Anyone who runs a blog and modifies the comments which come through to you on a regular basis knows that sometimes, people behave badly online. Unfortunately, the lack of censorship online and the safety of having a screen between you and the world can sometimes lead to rash statements, comments made in poor taste or simply the joy of finding a platform where people can behave badly under the safe guise of anonymity.
Couple the ease with which people can make unpleasant comments with the huge prevalence of spam on our blogs, and it can make it difficult to wade through the feedback which you get on your site to find the truly relevant information. Sometimes as bloggers we need to take some time to look through our spam folders and unearth anything of value, as occasionally great remarks will be relegated to the trash pile unfairly.
As inhabitants of the blogosphere, we also have an obligation to know how and when to post up comments appropriately. Sometimes, the lure of comment terrorism can seem irresistible. Imagine if you have a client who has let you down financially, through, for example, not paying a bill.
The evil side of you understands that as a blogger with a strong following, you have the ideal platform for a naming and shaming exercise which could bring your assailant to their knees with a few choice posts. Add in the power of Twitter and Facebook for reinforcing your campaign, and you suddenly feel a rush of power, knowing that you control your site and all which goes on it, and have the capacity to damage someone’s reputation for good.
A nice feeling? Well, yes. Constructive? Not really! Campaigns like this may be a great way of highlighting the wrongdoings of others, but rarely bring much customer satisfaction when your readers get bombarded with off-target and venomous posts. Apart from looking unprofessional, it makes us seem like people who are not ethical or great to do business with, and a personal rant on the soapbox platform of your blog rarely yields positive results. The most likely scenario is that the subject of your comment terrorism gets off unscathed, while you end up looking like a small-minded bigot.
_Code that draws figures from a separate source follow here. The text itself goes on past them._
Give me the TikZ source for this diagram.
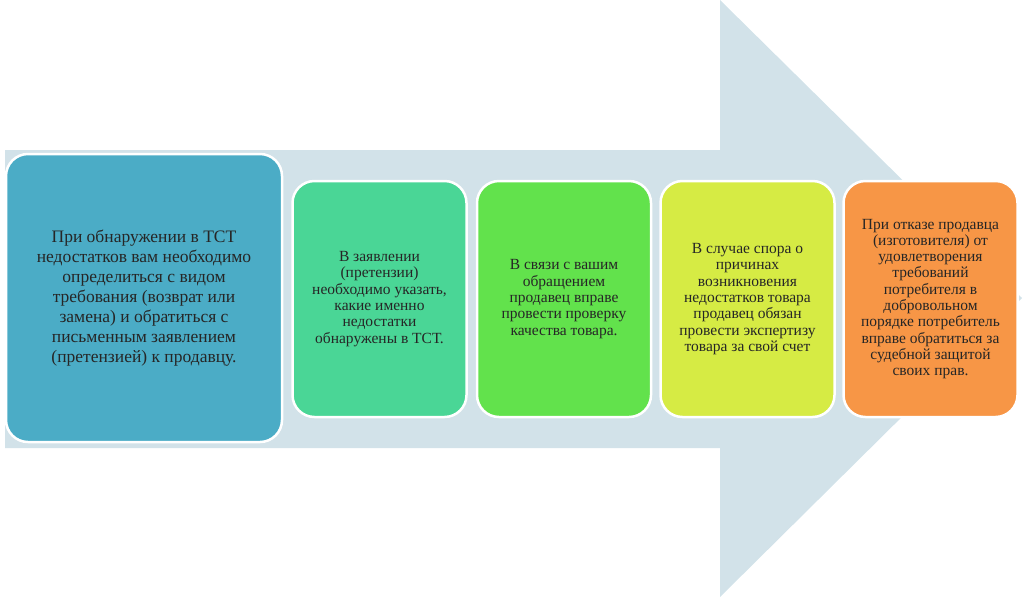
\documentclass[tikz,border=0pt]{standalone}
\usepackage{fontspec}
\setmainfont{Liberation Serif}
\begin{document}
\begin{tikzpicture}[x=1pt,y=-1pt]
\definecolor{arr}{RGB}{210,226,233}
\definecolor{c1}{RGB}{75,172,198}
\definecolor{c2}{RGB}{74,214,150}
\definecolor{c3}{RGB}{98,226,76}
\definecolor{c4}{RGB}{214,235,68}
\definecolor{c5}{RGB}{247,150,70}
\tikzset{card/.style={draw=white,line width=2.5pt,rounded corners=22pt,inner sep=0pt,align=center,text=black!85,font=\fontsize{15.5}{16.3}\selectfont}}
\useasboundingbox (0,0) rectangle (1024,598);
\fill[arr] (5,150) -- (720,150) -- (720,0) -- (1022,298) -- (720,597) -- (720,448) -- (5,448) -- cycle;
\node[card,fill=c1,minimum width=276pt,minimum height=288pt,font=\fontsize{17.5}{20}\selectfont] (b1) at (144,298) {При обнаружении в ТСТ\\недостатков вам необходимо\\определиться с видом\\требования (возврат или\\замена) и обратиться с\\письменным заявлением\\(претензией) к продавцу.};
\node[card,fill=c2,minimum width=174pt,minimum height=236pt] (b2) at (379.5,299) {В заявлении\\(претензии)\\необходимо указать,\\какие именно\\недостатки\\обнаружены в ТСТ.};
\node[card,fill=c3,minimum width=174pt,minimum height=236pt] (b3) at (564,299) {В связи с вашим\\обращением\\продавец вправе\\провести проверку\\качества товара.};
\node[card,fill=c4,minimum width=174pt,minimum height=236pt] (b4) at (747.5,299) {В случае спора о\\причинах\\возникновения\\недостатков товара\\продавец обязан\\провести экспертизу\\товара за свой счет};
\node[card,fill=c5,minimum width=174pt,minimum height=236pt] (b5) at (930.5,299) {При отказе продавца\\(изготовителя) от\\удовлетворения\\требований\\потребителя в\\добровольном\\порядке потребитель\\вправе обратиться за\\судебной защитой\\своих прав.};
\end{tikzpicture}
\end{document}
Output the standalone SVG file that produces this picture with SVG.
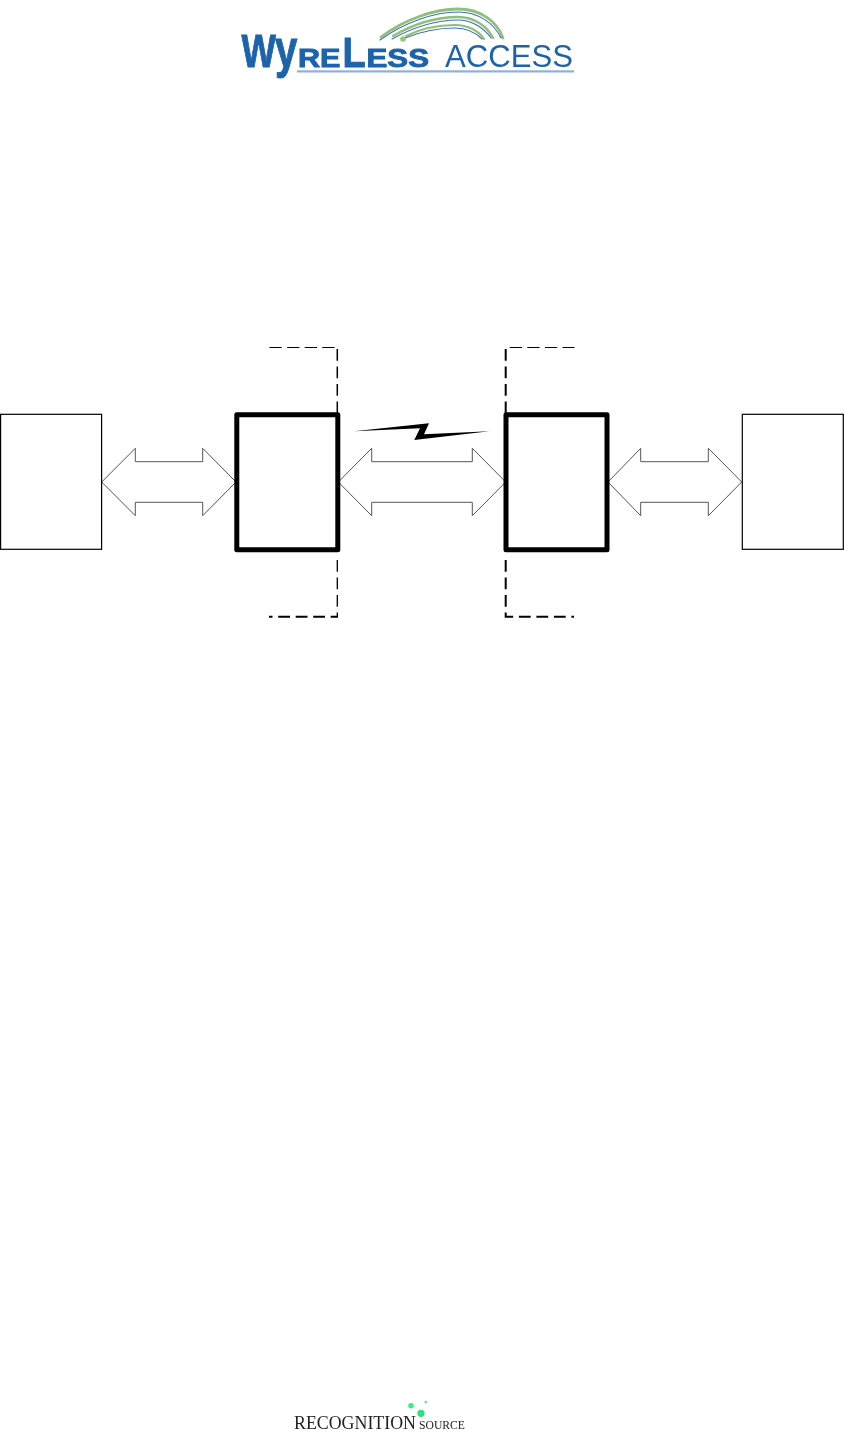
<svg xmlns="http://www.w3.org/2000/svg" width="844" height="1433" viewBox="0 0 844 1433">
<style>
.box{fill:#fff;stroke:#000;stroke-width:1.2}
.core{fill:#fff;stroke:#000;stroke-width:5;stroke-linejoin:round}
.arrow{fill:#fff;stroke:#555;stroke-width:1}
.dash{fill:none;stroke:#000;stroke-dasharray:11.800 5.700}
.logo{font-family:"Liberation Sans",Arial,sans-serif;fill:#1c64ac}
.bold{font-weight:700;stroke:#1c64ac;stroke-width:0.9}
.rs{font-family:"Liberation Serif","Times New Roman",serif;fill:#222}
.blur{filter:url(#soft)}
</style>
<defs><filter id="soft" x="-5%" y="-5%" width="110%" height="110%"><feGaussianBlur stdDeviation="0.45"/></filter></defs>
<rect width="844" height="1433" fill="#fff"/>
<g id="logo-top" class="blur">
<g fill="none" stroke-linecap="round">
<path d="M381 37C405 19 435 9 458 9C480 9 497 21 503 38" stroke="#8fc07a" stroke-width="2.800"/>
<path d="M380 40C405 22 435 12 458 12C478 12 494 23 501 38" stroke="#3a70b8" stroke-width="1.100"/>
<path d="M393 36C412 25 435 17 458 17C474 17 487 26 493 38" stroke="#8fc07a" stroke-width="2.400"/>
<path d="M392 39C412 28 435 20 458 20C472 20 484 28 491 38" stroke="#3a70b8" stroke-width="1.100"/>
<path d="M406 36C420 29 438 25 455 25C468 25 479 31 484 39" stroke="#8fc07a" stroke-width="2.200"/>
<path d="M405 38C420 32 438 28 455 28C466 28 476 33 482 39" stroke="#3a70b8" stroke-width="1.100"/>
</g>
<circle cx="403" cy="39" r="2.800" fill="#93c76e"/>
<text class="logo bold" transform="translate(241.500 66.500) scale(.79 1)" font-size="46">W</text>
<text class="logo bold" transform="translate(275 67) scale(.76 1)" font-size="53">y</text>
<text class="logo bold" x="298" y="66.500" font-size="26" textLength="42.500" lengthAdjust="spacingAndGlyphs">RE</text>
<text class="logo bold" transform="translate(342.500 66.500) scale(.88 1)" font-size="43">L</text>
<text class="logo bold" x="366.500" y="66.500" font-size="26" textLength="62.500" lengthAdjust="spacingAndGlyphs">ESS</text>
<text class="logo" x="445" y="66.500" font-size="31" textLength="128" lengthAdjust="spacingAndGlyphs">ACCESS</text>
<rect x="297" y="70.300" width="277" height="2.200" fill="#8fb0dc"/>
</g>
<g id="brackets">
<path class="dash" stroke-width="1.200" style="stroke-dasharray:12.300 5.300" d="M269.500 347.500H337"/>
<path class="dash" stroke-width="1.500" d="M337.300 349V414"/>
<path class="dash" stroke-width="1.300" d="M337.300 560V617"/>
<path class="dash" stroke-width="2" style="stroke-dashoffset:4.500" d="M338 616.800H269"/>
<path class="dash" stroke-width="1.200" style="stroke-dasharray:12.300 5.300" d="M509.700 347.500H574.500"/>
<path class="dash" stroke-width="2" d="M505.700 349V414"/>
<path class="dash" stroke-width="2" d="M505.700 560V616.800H574"/>
</g>
<g id="connectors">
<path class="arrow" d="M101.700 482L135.300 448.300V461.700H202.700V448.300L236 482L202.700 515.700V502.300H135.300V515.700Z"/>
<path class="arrow" d="M338.300 482L371.700 448.300V461.700H472.300V448.300L505.700 482L472.300 515.700V502.300H371.700V515.700Z"/>
<path class="arrow" d="M608 482L640.700 448.300V461.700H708.300V448.300L741.700 482L708.300 515.700V502.300H640.700V515.700Z"/>
<path id="wireless-link" d="M354 431.300L429 423.300L424 434.300L489.300 431.300L414.300 440L420 428.300Z" fill="#000"/>
</g>
<g id="node-left"><rect class="box" x="0.600" y="414.300" width="101" height="135"/></g>
<g id="node-core-left"><rect class="core" x="236.800" y="414.800" width="101" height="135"/></g>
<g id="node-core-right"><rect class="core" x="506" y="414.800" width="101" height="135"/></g>
<g id="node-right"><rect class="box" x="742.300" y="414.300" width="101" height="135"/></g>
<g id="logo-bottom" class="blur">
<circle cx="411" cy="1405.700" r="2.800" fill="#33f08a"/>
<circle cx="425.700" cy="1402" r="1.200" fill="#33f08a"/>
<circle cx="421" cy="1413.300" r="3.600" fill="#2fe080"/>
<text class="rs" x="294" y="1429" font-size="19" textLength="122" lengthAdjust="spacingAndGlyphs">RECOGNITION</text>
<text class="rs" x="419" y="1429" font-size="12.500" textLength="46" lengthAdjust="spacingAndGlyphs">SOURCE</text>
</g>
</svg>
With all this in mind, here are some tips for playing nicely in the playground of blog commenting and tweets…
Keep it relevant
Never visit someone’s site to post comments which are not related to the post topic. This is the realm of spammers and psychos, and is best left to them as the experts. People aren’t interested in hearing about a great new software download site when they go online to look for tips on dog grooming. Stay on topic, and you’ll gain followers. Deviate, and you run the risk of being added to the trash along with the Viagra adverts.
Keep other people relevant, too!
Support readers on your blog to offer the same courtesy – when people go off-topic, bring them back through a few choice nudges in the right direction. This supports your blog to stay focused even when things have the potential to get heated.
Keep it polite
Don’t ever, ever bring personal or subjective views on to comment boards. The blogosphere is by and large a polite place, and an overly personal rant or attack on another person simply undermines your credibility. Would you want to buy services from someone who can’t rein in their opinions? No? Neither do your customers.
Keep it professional and product or service-related
If you have an issue to deal with professionally, take it off line rather than succumbing to the temptation to air your views through your blog. Your daily ups and downs are fascinating and engrossing for you, but don’t really hit the mark when your customers are deciding whether or not to make a positive purchasing decision.